Yüzde 10 barajıyla gidilecek bir seçimin sonucu ne olursa olsun, gayri meşrudur: Kaldırılsın diye seferberlik düzenlenmelidir.

Oy kullananların tırnaklarını mürekkeplemek de geri getirilmelidir: Karşımızda her yola başvurabilecek birileri var ki, bu da kampanya konusu yapılmalıdır.

‘Başkanlık’ kelimesini sarf etmek bile Erdoğan’ın diktatörlüğünü normalleştirmek olur: Adamın derdi fiilî diktatörlüğüne yasal çerçeve kazandırmak.

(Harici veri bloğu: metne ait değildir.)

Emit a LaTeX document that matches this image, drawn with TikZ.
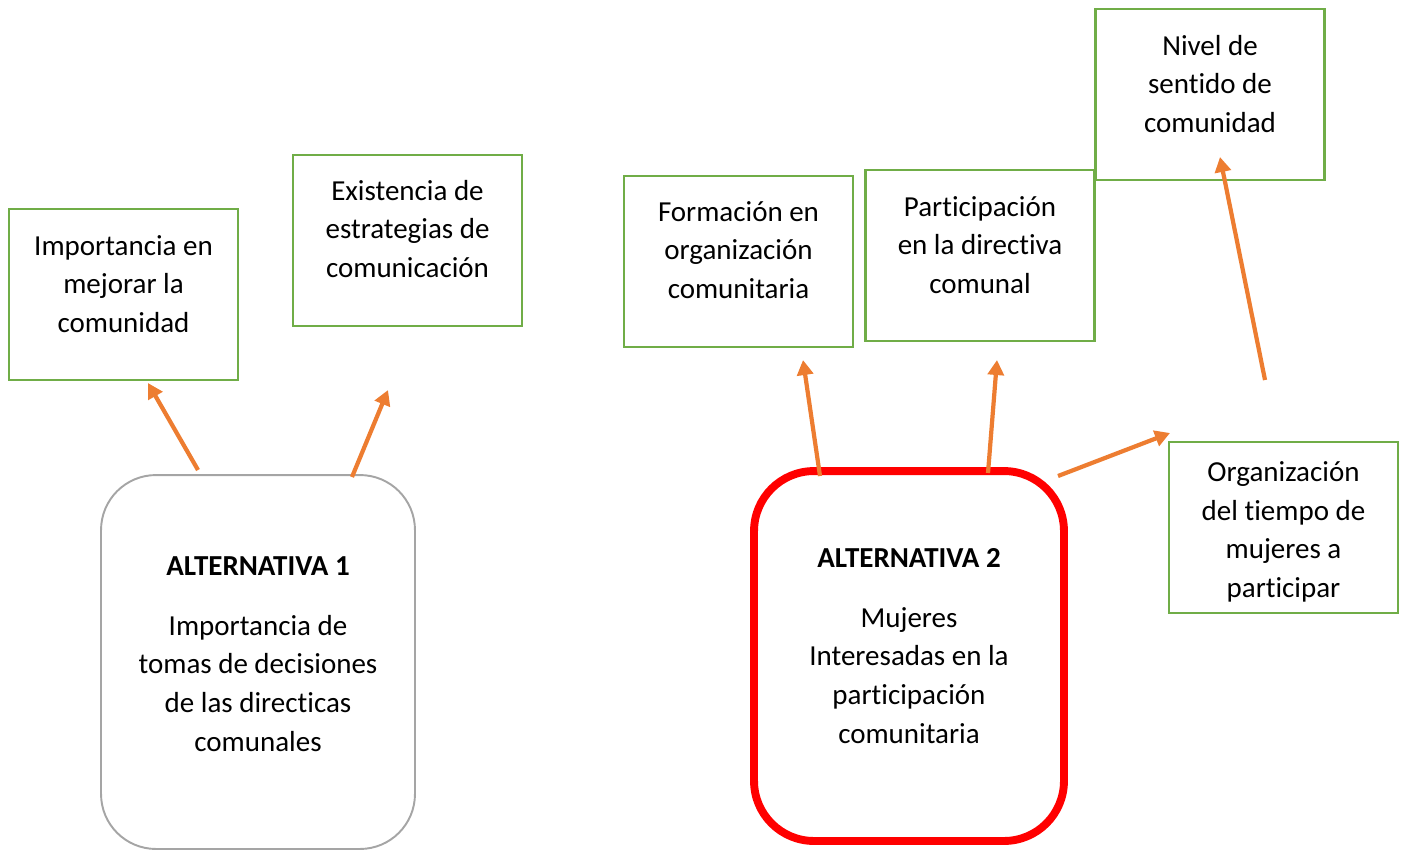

‘İç Güvenlik’ torbası, her şeyden önce bir torba; ‘torba’ ise bizatihi  ahlaksızlık, üç kağıtçılık vb…

Torbacılık, ‘toptancı bayi’ ayağı: İstifçilik, stokçuluk, şantaj. Gariban mahalle bakkalı, talep var diye bir koli fazla ‘Sana’ yağı istedi miydi, bayimiz dayatır, en az satılan maldan bir paket daha fazla almasını; kısacası, en istenmeyeni, isteneni vermeme şantajıyla kakalar ve de biliyorsunuz başta eski başbakan, bu takımın pek çoğu işte bu tip işlerden gelme elemanlar.

Ahlaksızlık dedik, şunu da vurgulayalım: Dinci de, liberal de gerçek bir ahlak öznesi olamaz. Birincisi, işi ‘öteki dünya’ya ve ‘insan-dışı/üstü’ bir varlığın hakemliğine, ikincisi de ‘pazar’a dolayısıyla da ahlakiyet dışı bir alanın determinizmlerine bırakmıştır. AKP de işte hem dinci, hem de liberal olarak, Yeni Dünya Düzeni açısından en müsait ajandır.

‘İç Güvenlik’ torbası polis ve muhaberat devletine yol açar diyenler var; ki, bunlar bayağı iyimser eblehler: Bunlar çoktan geldi; o yüzden de, şimdi getirilmek istenen ‘İşgal Kuvvetleri Nizamnamesi’.

AKP, daha doğrusu Erdoğan ve ‘ard-pa’ları bize kentimizi, sokaklarımızı, meydanlarımızı  yasaklıyorlar; oralara çıkmayıp evimize kapansak bile evimizi işgalin fermanını getiriyorlar: Evinde uyuyan çocukları gazlamak, evinde dinlenen yaşlıları zehirleyip öldürmek, dördüncü kat penceresinden bakan dersane çocuklarına zehirli su sıkmak yetmemiş, evlerimize karakol da kuracak bu işgalciler.

Reza denilen şeyi ve de pek muhterem şürekâsını aklayan adamın adını unutmayın diyen Sedef Kabaş’ı yıldırmak isteyen terörist, unutulmayacaklar listesine bir isim daha kazandırmaktan başka bir şey yapmadı: Kendisini de unutmayacağız: TDK sözlüğünde, terörün karşılığı ‘yıldırı’ ve de biz bizi kendi vatanımızda sindirip yıldırmak isteyen dinci faşistler karşısında sinip yılmayacağız. Biz namuslu insanlar için bu dinci faşistler, Filistinliler için işgalci Peres veya Netanyahu ne ise, işte tam tamına odur: Erdoğan’ın, 2006’da Diyarbakır başkaldırısı üzerine ‘biz kadın çocuk bilmeyiz’ mealindeki laflarıyla canileri cesaretlendirip birkaç gün içinde 10’a yakın çocuğun katledilmesinin önünü açtığını unutmuyoruz, unutmayacağız ve de haydi savcı efendi benim evimi de bastırt seni ve senin gibileri hedef gösterip tehdit ettiğim iddiasıyla.

Tamam, biliyorum; hayat zor, ekmek pahalı ve kar kış demeden zalimden emirli on binlerce sürgün ve de hatta içeri atılma var; ama, direnelim: Onlar haksız; ayrıca, kalitesizler de. Kalitesizler, zira “itibarda tasarruf olmaz” diyecek kadar parayla/nicelikle itibar kazanma yoluna düşmüşler, milyarlık klozetler aldırarak saraylarına, tabiî bizlerin parasıyla.

Cumhuriyet’te saray, saray düşkününden de Cumhurbaşkanı olmaz; hele kenefte itibar arayandan kesinlikle adam da olmaz.
Ayrıca, bunlar niceliğe tapsalar da, aslında çoğunluk da değiller; onlar yüzde 40’ı bile bulamıyorlar; oysa biz insanlar  yüzde 60’ın da bayağı üstündeyiz.

Susmayalım; utanmazlar ama, başka yollardan da olsa yüzlerini kızartalım.